How the culture of judging has embedded itself into our culture.
I’m as competitive as the next Guy’s Guy, but I prefer competition to result in growth and improvement. Competition in business is healthy. Consumers weigh in and companies launch or evolve their products. Most products are sold based on how they meet that consumer need. They usually stand on their own without trashing the competition. Sure in a few cases this has worked, but it has been done playfully as in the successful campaigns ads for 1800 tequila and Apple.
But it’s not quite the same nowadays with the people in business. People call when they need something. If not, it’s rare to hear from anyone or get a call back from even people you know. People are busy, but courtesy has taken a backseat to expediency and the new attitude of judging what’s in it for me? That’s a result of our judgmental culture. People too often see others as commodities and means for rewarding themselves, and that’s it. Friendships are few and loyalty has been reduced to a cherished and rare commodity.

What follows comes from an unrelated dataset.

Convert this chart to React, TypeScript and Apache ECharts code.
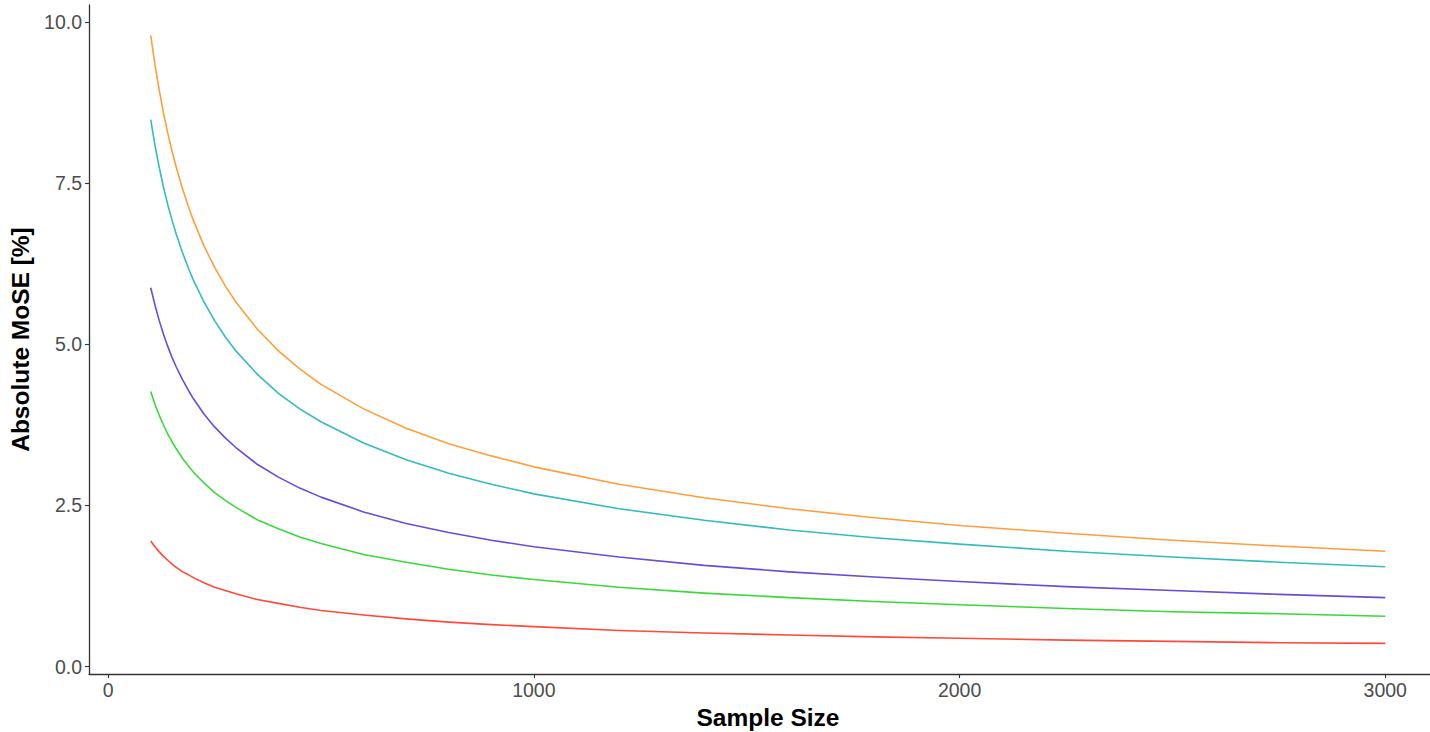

Unfortunately, the excessive sniping and clawing and rejecting that predominates much of reality television permeates people’s behavior in the real world. The online dating world can be a cold place. You can dump someone without ever interacting with him or her again. Just delete them and move on. Feelings? What? Many online players are serial daters who are endlessly getting laid and trading up. His checklist and her checklist are all that matters. If you don’t stack up, you’re out. That’s just the way it is for many folks, but you do not have to live that way.
What can we do?
We all have free will and can chose to live life our own way. And that’s how it should be. Guy’s Guys and their female counterparts take the time to get to know people and are mindful about treating others with respect. It’s so easy to judge, but have you ever noticed the empty feeling inside when we trash another person? Yeah, we’ve all done it. The question to ask yourself is have you imagined yourself as the target of someone else’s judgments? Think about it next time you’re about to go negative.
Our Guy’s Guy of the Week is Thich Nhat Hahn—one of the most respected Zen masters in the world.
Are you doing what it takes to transcend our culture of judgments?